だが、食いしん坊の「ふとったおじいちゃん」が砂糖と間違えて世界中の風邪薬を飲んでしまい、さんざん馬鹿にされたものの、結果的には世界一長生きした……というような結末だったことは記憶に残っている。
たぶん、粉末の苦い薬が苦手だった楓への教訓のような意味合いがあったのだろう。
でもなにしろ語り口がとびきり面白いものだから、楓は手を叩いて喜んだものだ。
「ほら、楓。見てごらん」
空を見上げると、「おっきなくも」――「ふとったおじいちゃん」だけが残っており、「ちっちゃいおじいちゃん」と「ひらべったいおじいちゃん」は文字どおり雲散霧消していた。
話の結末どおりではないか。
あっけにとられた楓は、祖父と、空の「ふとったおじいちゃん」を、きょときょとと幾度となく見比べたものだ。
思えばあのときの祖父は、ひそかに雲の様子を確かめつつ話を紡いでいたのだろう。
そして「ちっちゃいおじいちゃん」か「ひらべったいおじいちゃん」が最後まで残っていたならば、話の展開は大きく変わっていたに違いない。

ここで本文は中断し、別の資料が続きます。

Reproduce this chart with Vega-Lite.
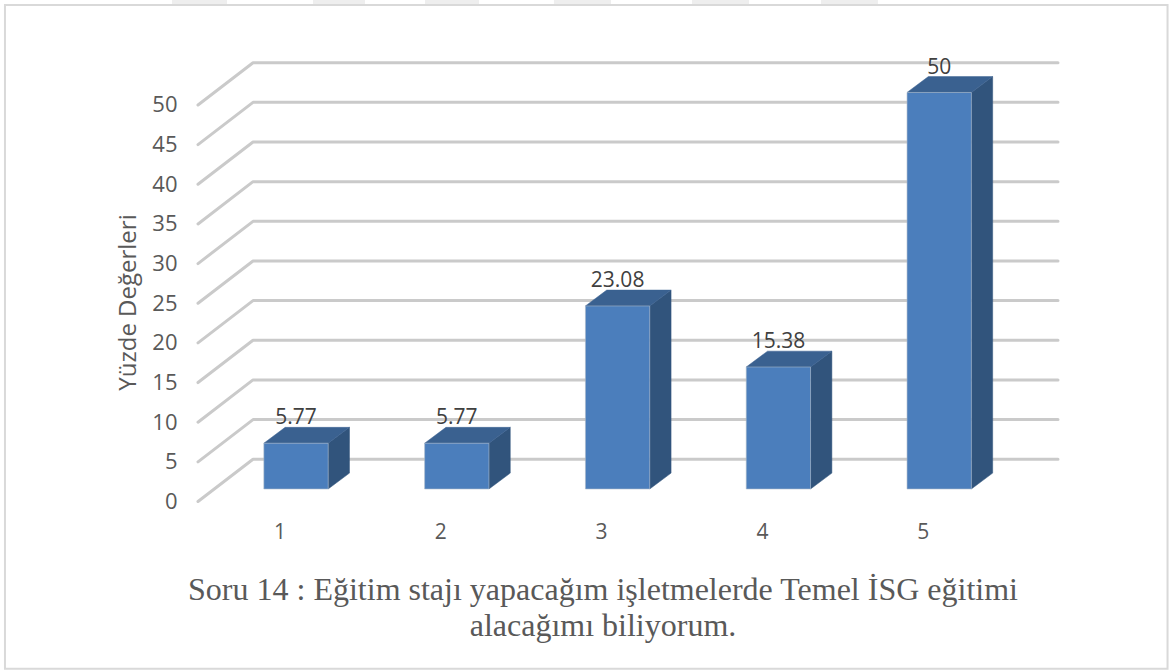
{
"$schema":"https://vega.github.io/schema/vega-lite/v6.json",
"width":860,"height":439.5,
"autosize":"none",
"padding":{"left":198,"top":62,"right":114,"bottom":169.5},
"background":"white",
"config":{"view":{"stroke":null},"font":"Open Sans"},
"title":{"text":["Soru 14 : Eğitim stajı yapacağım işletmelerde Temel İSG eğitimi","alacağımı biliyorum."],"orient":"bottom","anchor":"middle","dx":-25,"offset":-95,"font":"Liberation Serif","fontSize":32,"fontWeight":"normal","color":"#595959","lineHeight":36},
"datasets":{
"bars":[{"category":1,"value":5.77},{"category":2,"value":5.77},{"category":3,"value":23.08},{"category":4,"value":15.38},{"category":5,"value":50}],
"ticks":[{"tick":0},{"tick":5},{"tick":10},{"tick":15},{"tick":20},{"tick":25},{"tick":30},{"tick":35},{"tick":40},{"tick":45},{"tick":50}],
"watermark":[{"from":0.229,"to":0.571},{"from":1.106,"to":1.429},{"from":1.802,"to":2.138},{"from":2.604,"to":2.959},{"from":3.463,"to":3.817},{"from":4.265,"to":4.619}]
},
"encoding":{
"x":{"type":"quantitative","scale":{"domain":[0.3905,5.7388],"nice":false,"zero":false},"axis":{"values":[1,2,3,4,5],"format":"d","title":null,"domain":false,"ticks":false,"grid":false,"labelPadding":20,"labelOffset":-16.5,"labelFont":"Open Sans","labelFontSize":21,"labelColor":"#595959"}},
"y":{"type":"quantitative","stack":null,"scale":{"domain":[0,55.42],"nice":false,"zero":false},"axis":{"values":[0,5,10,15,20,25,30,35,40,45,50],"format":"d","title":"Yüzde Değerleri","titleFont":"Open Sans","titleFontSize":24,"titleFontWeight":"normal","titleColor":"#595959","titleX":-70,"titleY":240,"titleAlign":"center","titleBaseline":"middle","titleAngle":-90,"domain":false,"ticks":false,"grid":false,"labelPadding":21,"labelOffset":0,"labelFont":"Open Sans","labelFontSize":22,"labelColor":"#595959"}}
},
"layer":[
{"data":{"name":"ticks"},
"transform":[{"calculate":"[0,1,2]","as":"pt"},{"flatten":["pt"]},{"calculate":"datum.pt==0?0.3905:datum.pt==1?0.7326:5.7388","as":"gx"},{"calculate":"datum.tick+(datum.pt==0?0:5.33)","as":"gy"}],
"mark":{"type":"line","stroke":"#cacaca","strokeWidth":3,"strokeCap":"round","strokeJoin":"round","clip":false},
"encoding":{"x":{"field":"gx"},"y":{"field":"gy"},"detail":{"field":"tick"},"order":{"field":"pt"}}},
{"data":{"name":"watermark"},"transform":[{"calculate":"63.3","as":"wy"},{"calculate":"62.6","as":"wy2"}],"mark":{"type":"rect","fill":"#eeeeee"},
"encoding":{"x":{"field":"from"},"x2":{"field":"to"},"y":{"field":"wy"},"y2":{"field":"wy2"}}},
{"data":{"values":[{"left":-0.81,"right":6.42,"bottom":-21.1,"top":62.6}]},"mark":{"type":"rect","fill":"white","fillOpacity":0,"stroke":"#d9d9d9","strokeWidth":2},
"encoding":{"x":{"field":"left"},"x2":{"field":"right"},"y":{"field":"bottom"},"y2":{"field":"top"}}},
{"data":{"name":"bars"},
"transform":[{"calculate":"[0,1]","as":"pts"},{"flatten":["pts"]},{"calculate":"datum.category+0.2+datum.pts*0.1325","as":"sx"},{"calculate":"1.58+datum.pts*2","as":"sy"},{"calculate":"1.58+datum.value+datum.pts*2","as":"sy2"}],
"mark":{"type":"area","fill":"#31547c","stroke":"#31547c","strokeWidth":0.5,"orient":"vertical"},
"encoding":{"x":{"field":"sx"},"y":{"field":"sy"},"y2":{"field":"sy2"},"detail":{"field":"category","type":"nominal"}}},
{"data":{"name":"bars"},
"transform":[{"calculate":"[0,1]","as":"ptt"},{"flatten":["ptt"]},{"calculate":"datum.category-0.2+datum.ptt*0.1325","as":"tx"},{"calculate":"datum.category+0.2+datum.ptt*0.1325","as":"tx2"},{"calculate":"1.58+datum.value+datum.ptt*2","as":"ty"}],
"mark":{"type":"area","fill":"#3a6190","stroke":"#3a6190","strokeWidth":0.5,"orient":"horizontal"},
"encoding":{"y":{"field":"ty"},"x":{"field":"tx","stack":null},"x2":{"field":"tx2"},"detail":{"field":"category","type":"nominal"}}},
{"data":{"name":"bars"},
"transform":[{"calculate":"datum.category-0.2","as":"fx"},{"calculate":"datum.category+0.2","as":"fx2"},{"calculate":"1.58+datum.value","as":"fy"},{"calculate":"1.58","as":"fy2"}],
"mark":{"type":"rect","fill":"#4b7ebc","stroke":"#a9b8c9","strokeWidth":0.6},
"encoding":{"x":{"field":"fx"},"x2":{"field":"fx2"},"y":{"field":"fy"},"y2":{"field":"fy2"}}},
{"data":{"name":"bars"},
"transform":[{"calculate":"3.58+datum.value","as":"ly"}],
"mark":{"type":"text","font":"Open Sans","fontSize":21,"color":"#404040","baseline":"alphabetic","dy":-3,"align":"center"},
"encoding":{"x":{"field":"category"},"y":{"field":"ly"},"text":{"field":"value","type":"nominal"}}}
]
}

「ね、おじいちゃん。もっと、かえでにおはなしして。じゃないと――」
幼い楓は上を見上げて、祖父の喉ぼとけのほくろから生えている毛を引っ張った。
すると意外とあっさり抜けてしまったので無性におかしくなり、大笑いした記憶がある。
あのときひょっとしたらわたしは、と楓は思った。
(おじいちゃんの知性の栓を抜いてしまったのかもしれない)
祖父の様子が目に見えておかしくなったのは、ほんの半年前のことだった。
散歩に付き合ったとき、歩幅が明らかに小さくなっていたのだ。
「おじいちゃん、見かけより太ってきちゃってるんじゃないの。足が付いていってないよ」
祖父は首を傾げ、歳だな、と自嘲気味に苦笑してみせた。
楓も最初は体重過多か、単に加齢のせいだと思った――いや、思おうとした。
だが、そこからの進行は速かった。
大好きなコーヒーを飲むと、カップを持つ手がぶるぶると震える。
家を訪ねると、いつも書斎の椅子で、うつらうつらと船を漕いでいる。
姿勢は常に猫背がちとなり、なにをするにも動作が緩慢になった。
いや、それよりもなによりも。
楓はなによりも、あの日の衝撃を一生忘れることができないだろう。
深夜にスマートフォンが鳴った。
寝ぼけ眼をこすりながら電話に出ると、若い男性とおぼしき相手はなぜか言い辛そうに〈あのう、救急隊のものですが〉と名乗った。
そして恐縮した様子で何度も言い淀みながら、こう続けたのだった。
〈楓さんご本人でいらっしゃいますか――あぁ、やはりそうですか。あのですね、壁に貼られてあった緊急連絡先のメモに楓さんの名前があったものですから、こうしてお電話させていただいたのですが。実はここにいらっしゃる楓さんのおじいさまがですね、119番通報をされまして。それで、えぇと――そのですね〉
「どうしたんでしょうか」
〈『血まみれの楓がここに倒れている』と仰っているんです〉
かかりつけのクリニックでは、パーキンソン病と思われるがはっきりしたことは分からないので大きな病院に行ったほうがいい、と勧められた。
大学病院に行き、CTを含め、詳しい検査を受ける。
結果――若い女医は、椅子で昏々と眠ったままの祖父をよそに、こともなげに告げた。